__THE PROBLEM__:
Output the full listing below exactly, without the pictures.

__RECORDED INFORMATION__:

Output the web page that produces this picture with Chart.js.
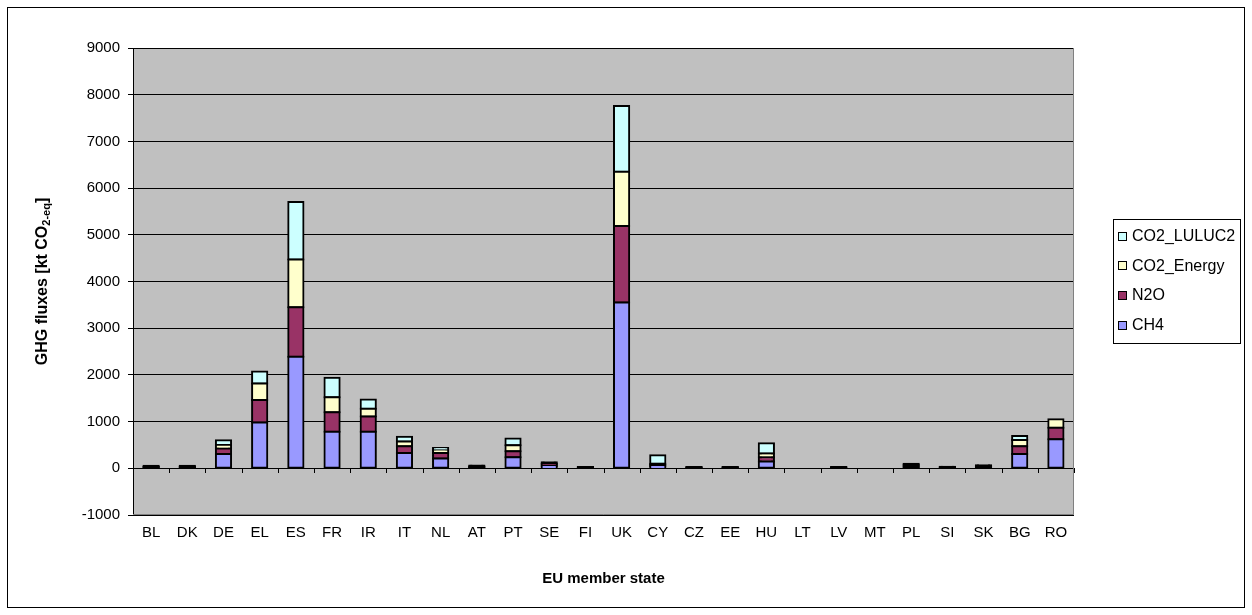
<!DOCTYPE html>
<html>
<head>
<meta charset="utf-8">
<script src="https://cdn.jsdelivr.net/npm/chart.js@4/dist/chart.umd.min.js"></script>
<style>
  body { margin: 0; background: #fff; }
  canvas { display: block; }
</style>
</head>
<body>
<canvas id="ghgChart" width="1252" height="615"></canvas>
<script>
// --- DATOS ---
const paises = ['BL','DK','DE','EL','ES','FR','IR','IT','NL','AT','PT','SE','FI','UK','CY','CZ','EE','HU','LT','LV','MT','PL','SI','SK','BG','RO'];

const ch4       = [15, 15, 305, 980, 2390, 780, 780, 330, 210, 15, 235, 50, 10, 3550, 40, 10, 10, 145, 0, 10, 0, 30, 10, 20, 305, 620];
const n2o       = [15, 15, 120, 485, 1060, 420, 330, 143, 120, 15, 130, 35, 10, 1640, 30, 10, 10, 90, 0, 10, 0, 30, 10, 20, 165, 250];
const co2Energy = [10, 10, 75, 350, 1020, 320, 165, 100, 55, 15, 128, 20, 5, 1160, 30, 5, 5, 80, 0, 5, 0, 20, 10, 15, 135, 180];
const co2Luluc  = [15, 15, 100, 257, 1230, 420, 200, 100, 50, 15, 144, 25, 5, 1410, 180, 5, 5, 220, 0, 5, 0, 20, 5, 10, 85, 0];

const yMin = -1000, yMax = 9000, yPaso = 1000;

const FUENTE = "'Liberation Sans', Arial, sans-serif";
// por debajo de este valor el tramo se ve como puro borde negro (como en Excel)
const UMBRAL_NEGRO = 35;

// --- PLUGINS ---
// fondo blanco, marco exterior y fondo gris del área de trazado
const fondo = {
    id: 'fondo',
    beforeDraw(chart) {
        const c = chart.ctx, a = chart.chartArea;
        c.save();
        c.fillStyle = '#fff';
        c.fillRect(0, 0, chart.width, chart.height);
        c.strokeStyle = '#000';
        c.lineWidth = 1;
        c.strokeRect(7.5, 7.5, chart.width - 15, chart.height - 15);
        c.fillStyle = '#c0c0c0';
        c.fillRect(a.left, a.top, a.right - a.left, a.bottom - a.top);
        c.restore();
    },
    beforeDatasetsDraw(chart) {
        // borde gris abajo y a la derecha
        const c = chart.ctx, a = chart.chartArea;
        c.save();
        c.strokeStyle = '#808080';
        c.lineWidth = 1;
        c.beginPath();
        c.moveTo(a.left, Math.round(a.bottom) - 0.5);
        c.lineTo(Math.round(a.right) - 0.5, Math.round(a.bottom) - 0.5);
        c.lineTo(Math.round(a.right) - 0.5, a.top);
        c.stroke();
        // marcas del eje de categorías sobre la línea del cero
        const x = chart.scales.x, y = chart.scales.y;
        const y0 = Math.round(y.getPixelForValue(0));
        c.strokeStyle = '#000';
        c.beginPath();
        for (let i = 0; i <= paises.length; i++) {
            const px = Math.round(x.getPixelForValue(i - 0.5)) + 0.5;
            c.moveTo(px, y0);
            c.lineTo(px, y0 + 5);
        }
        c.stroke();
        c.restore();
    }
};

// título del eje Y con subíndice
const tituloY = {
    id: 'tituloY',
    afterDraw(chart) {
        const c = chart.ctx, a = chart.chartArea;
        const grande = 'bold 16px ' + FUENTE;
        const chico = 'bold 11px ' + FUENTE;
        const partes = [
            { t: 'GHG fluxes [kt CO', f: grande, dy: 0 },
            { t: '2-eq', f: chico, dy: 4 },
            { t: ']', f: grande, dy: 0 }
        ];
        let total = 0;
        partes.forEach(p => { c.font = p.f; p.w = c.measureText(p.t).width; total += p.w; });
        c.save();
        c.translate(43, (a.top + a.bottom) / 2);
        c.rotate(-Math.PI / 2);
        c.fillStyle = '#000';
        c.textBaseline = 'middle';
        let x = -total / 2;
        partes.forEach(p => {
            c.font = p.f;
            c.fillText(p.t, x, p.dy);
            x += p.w;
        });
        c.restore();
    }
};

// leyenda con recuadro (orden inverso, como en el original)
const leyenda = {
    id: 'leyenda',
    afterDraw(chart) {
        const c = chart.ctx;
        const caja = { x: 1113.5, y: 219.5, w: 127, h: 124 };
        c.save();
        c.fillStyle = '#fff';
        c.fillRect(caja.x, caja.y, caja.w, caja.h);
        c.strokeStyle = '#000';
        c.lineWidth = 1;
        c.strokeRect(caja.x, caja.y, caja.w, caja.h);
        c.font = '16px ' + FUENTE;
        c.textBaseline = 'middle';
        const sets = chart.data.datasets.slice().reverse();
        sets.forEach((ds, i) => {
            const cy = caja.y + 17 + i * 29.7;
            c.fillStyle = ds.colorBase;
            c.fillRect(1118.5, Math.round(cy) - 4.5, 8, 8);
            c.strokeStyle = '#000';
            c.strokeRect(1118.5, Math.round(cy) - 4.5, 8, 8);
            c.fillStyle = '#000';
            c.fillText(ds.label, 1132, cy);
        });
        c.restore();
    }
};

// --- GRÁFICO ---
const ctx = document.getElementById('ghgChart').getContext('2d');
const serie = (label, data, color) => ({
    label, data,
    colorBase: color,
    backgroundColor: (c) => (Math.abs(c.raw) < UMBRAL_NEGRO ? '#000' : color),
    borderColor: '#000',
    borderWidth: 2,
    inflateAmount: 1,
    borderSkipped: false,
    barPercentage: 0.42,
    categoryPercentage: 1
});

new Chart(ctx, {
    type: 'bar',
    data: {
        labels: paises,
        datasets: [
            serie('CH4', ch4, '#9999ff'),
            serie('N2O', n2o, '#993366'),
            serie('CO2_Energy', co2Energy, '#ffffcc'),
            serie('CO2_LULUC2', co2Luluc, '#ccffff')
        ]
    },
    options: {
        responsive: false,
        animation: false,
        devicePixelRatio: 1,
        layout: { padding: { top: 48, right: 178, bottom: 0, left: 0 } },
        plugins: {
            legend: { display: false },
            tooltip: { enabled: false }
        },
        scales: {
            x: {
                stacked: true,
                grid: { display: false, drawTicks: false },
                border: { display: false },
                ticks: { color: '#000', font: { family: FUENTE, size: 15 }, padding: 9, maxRotation: 0, autoSkip: false },
                title: {
                    display: true,
                    text: 'EU member state',
                    color: '#000',
                    font: { family: FUENTE, size: 15, weight: 'bold' },
                    padding: { top: 0, bottom: 27 }
                },
                afterFit(s) { s.height = 100; }
            },
            y: {
                stacked: true,
                min: yMin,
                max: yMax,
                grid: { color: '#000', lineWidth: 1, tickLength: 5, tickColor: '#000' },
                border: { display: true, color: '#000', width: 1 },
                ticks: {
                    stepSize: yPaso, color: '#000', font: { family: FUENTE, size: 15 }, padding: 8,
                    callback: v => String(v)
                },
                afterFit(s) { s.width = 133; }
            }
        }
    },
    plugins: [fondo, tituloY, leyenda]
});
</script>
</body>
</html>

__FINAL RESULT__:
Output the web page that produces this picture with Chart.js.
<!DOCTYPE html>
<html>
<head>
<meta charset="utf-8">
<script src="https://cdn.jsdelivr.net/npm/chart.js@4/dist/chart.umd.min.js"></script>
<style>
  body { margin: 0; background: #fff; }
  canvas { display: block; }
</style>
</head>
<body>
<canvas id="ghgChart" width="1252" height="615"></canvas>
<script>
// --- DATOS ---
const paises = ['BL','DK','DE','EL','ES','FR','IR','IT','NL','AT','PT','SE','FI','UK','CY','CZ','EE','HU','LT','LV','MT','PL','SI','SK','BG','RO'];

const ch4       = [15, 15, 305, 980, 2390, 780, 780, 330, 210, 15, 235, 50, 10, 3550, 40, 10, 10, 145, 0, 10, 0, 30, 10, 20, 305, 620];
const n2o       = [15, 15, 120, 485, 1060, 420, 330, 143, 120, 15, 130, 35, 10, 1640, 30, 10, 10, 90, 0, 10, 0, 30, 10, 20, 165, 250];
const co2Energy = [10, 10, 75, 350, 1020, 320, 165, 100, 55, 15, 128, 20, 5, 1160, 30, 5, 5, 80, 0, 5, 0, 20, 10, 15, 135, 180];
const co2Luluc  = [15, 15, 100, 257, 1230, 420, 200, 100, 50, 15, 144, 25, 5, 1410, 180, 5, 5, 220, 0, 5, 0, 20, 5, 10, 85, 0];

const yMin = -1000, yMax = 9000, yPaso = 1000;

const FUENTE = "'Liberation Sans', Arial, sans-serif";
// por debajo de este valor el tramo se ve como puro borde negro (como en Excel)
const UMBRAL_NEGRO = 35;

// --- PLUGINS ---
// fondo blanco, marco exterior y fondo gris del área de trazado
const fondo = {
    id: 'fondo',
    beforeDraw(chart) {
        const c = chart.ctx, a = chart.chartArea;
        c.save();
        c.fillStyle = '#fff';
        c.fillRect(0, 0, chart.width, chart.height);
        c.strokeStyle = '#000';
        c.lineWidth = 1;
        c.strokeRect(7.5, 7.5, chart.width - 15, chart.height - 15);
        c.fillStyle = '#c0c0c0';
        c.fillRect(a.left, a.top, a.right - a.left, a.bottom - a.top);
        c.restore();
    },
    beforeDatasetsDraw(chart) {
        // borde gris abajo y a la derecha
        const c = chart.ctx, a = chart.chartArea;
        c.save();
        c.strokeStyle = '#808080';
        c.lineWidth = 1;
        c.beginPath();
        c.moveTo(a.left, Math.round(a.bottom) - 0.5);
        c.lineTo(Math.round(a.right) - 0.5, Math.round(a.bottom) - 0.5);
        c.lineTo(Math.round(a.right) - 0.5, a.top);
        c.stroke();
        // marcas del eje de categorías sobre la línea del cero
        const x = chart.scales.x, y = chart.scales.y;
        const y0 = Math.round(y.getPixelForValue(0));
        c.strokeStyle = '#000';
        c.beginPath();
        for (let i = 0; i <= paises.length; i++) {
            const px = Math.round(x.getPixelForValue(i - 0.5)) + 0.5;
            c.moveTo(px, y0);
            c.lineTo(px, y0 + 5);
        }
        c.stroke();
        c.restore();
    }
};

// título del eje Y con subíndice
const tituloY = {
    id: 'tituloY',
    afterDraw(chart) {
        const c = chart.ctx, a = chart.chartArea;
        const grande = 'bold 16px ' + FUENTE;
        const chico = 'bold 11px ' + FUENTE;
        const partes = [
            { t: 'GHG fluxes [kt CO', f: grande, dy: 0 },
            { t: '2-eq', f: chico, dy: 4 },
            { t: ']', f: grande, dy: 0 }
        ];
        let total = 0;
        partes.forEach(p => { c.font = p.f; p.w = c.measureText(p.t).width; total += p.w; });
        c.save();
        c.translate(43, (a.top + a.bottom) / 2);
        c.rotate(-Math.PI / 2);
        c.fillStyle = '#000';
        c.textBaseline = 'middle';
        let x = -total / 2;
        partes.forEach(p => {
            c.font = p.f;
            c.fillText(p.t, x, p.dy);
            x += p.w;
        });
        c.restore();
    }
};

// leyenda con recuadro (orden inverso, como en el original)
const leyenda = {
    id: 'leyenda',
    afterDraw(chart) {
        const c = chart.ctx;
        const caja = { x: 1113.5, y: 219.5, w: 127, h: 124 };
        c.save();
        c.fillStyle = '#fff';
        c.fillRect(caja.x, caja.y, caja.w, caja.h);
        c.strokeStyle = '#000';
        c.lineWidth = 1;
        c.strokeRect(caja.x, caja.y, caja.w, caja.h);
        c.font = '16px ' + FUENTE;
        c.textBaseline = 'middle';
        const sets = chart.data.datasets.slice().reverse();
        sets.forEach((ds, i) => {
            const cy = caja.y + 17 + i * 29.7;
            c.fillStyle = ds.colorBase;
            c.fillRect(1118.5, Math.round(cy) - 4.5, 8, 8);
            c.strokeStyle = '#000';
            c.strokeRect(1118.5, Math.round(cy) - 4.5, 8, 8);
            c.fillStyle = '#000';
            c.fillText(ds.label, 1132, cy);
        });
        c.restore();
    }
};

// --- GRÁFICO ---
const ctx = document.getElementById('ghgChart').getContext('2d');
const serie = (label, data, color) => ({
    label, data,
    colorBase: color,
    backgroundColor: (c) => (Math.abs(c.raw) < UMBRAL_NEGRO ? '#000' : color),
    borderColor: '#000',
    borderWidth: 2,
    inflateAmount: 1,
    borderSkipped: false,
    barPercentage: 0.42,
    categoryPercentage: 1
});

new Chart(ctx, {
    type: 'bar',
    data: {
        labels: paises,
        datasets: [
            serie('CH4', ch4, '#9999ff'),
            serie('N2O', n2o, '#993366'),
            serie('CO2_Energy', co2Energy, '#ffffcc'),
            serie('CO2_LULUC2', co2Luluc, '#ccffff')
        ]
    },
    options: {
        responsive: false,
        animation: false,
        devicePixelRatio: 1,
        layout: { padding: { top: 48, right: 178, bottom: 0, left: 0 } },
        plugins: {
            legend: { display: false },
            tooltip: { enabled: false }
        },
        scales: {
            x: {
                stacked: true,
                grid: { display: false, drawTicks: false },
                border: { display: false },
                ticks: { color: '#000', font: { family: FUENTE, size: 15 }, padding: 9, maxRotation: 0, autoSkip: false },
                title: {
                    display: true,
                    text: 'EU member state',
                    color: '#000',
                    font: { family: FUENTE, size: 15, weight: 'bold' },
                    padding: { top: 0, bottom: 27 }
                },
                afterFit(s) { s.height = 100; }
            },
            y: {
                stacked: true,
                min: yMin,
                max: yMax,
                grid: { color: '#000', lineWidth: 1, tickLength: 5, tickColor: '#000' },
                border: { display: true, color: '#000', width: 1 },
                ticks: {
                    stepSize: yPaso, color: '#000', font: { family: FUENTE, size: 15 }, padding: 8,
                    callback: v => String(v)
                },
                afterFit(s) { s.width = 133; }
            }
        }
    },
    plugins: [fondo, tituloY, leyenda]
});
</script>
</body>
</html>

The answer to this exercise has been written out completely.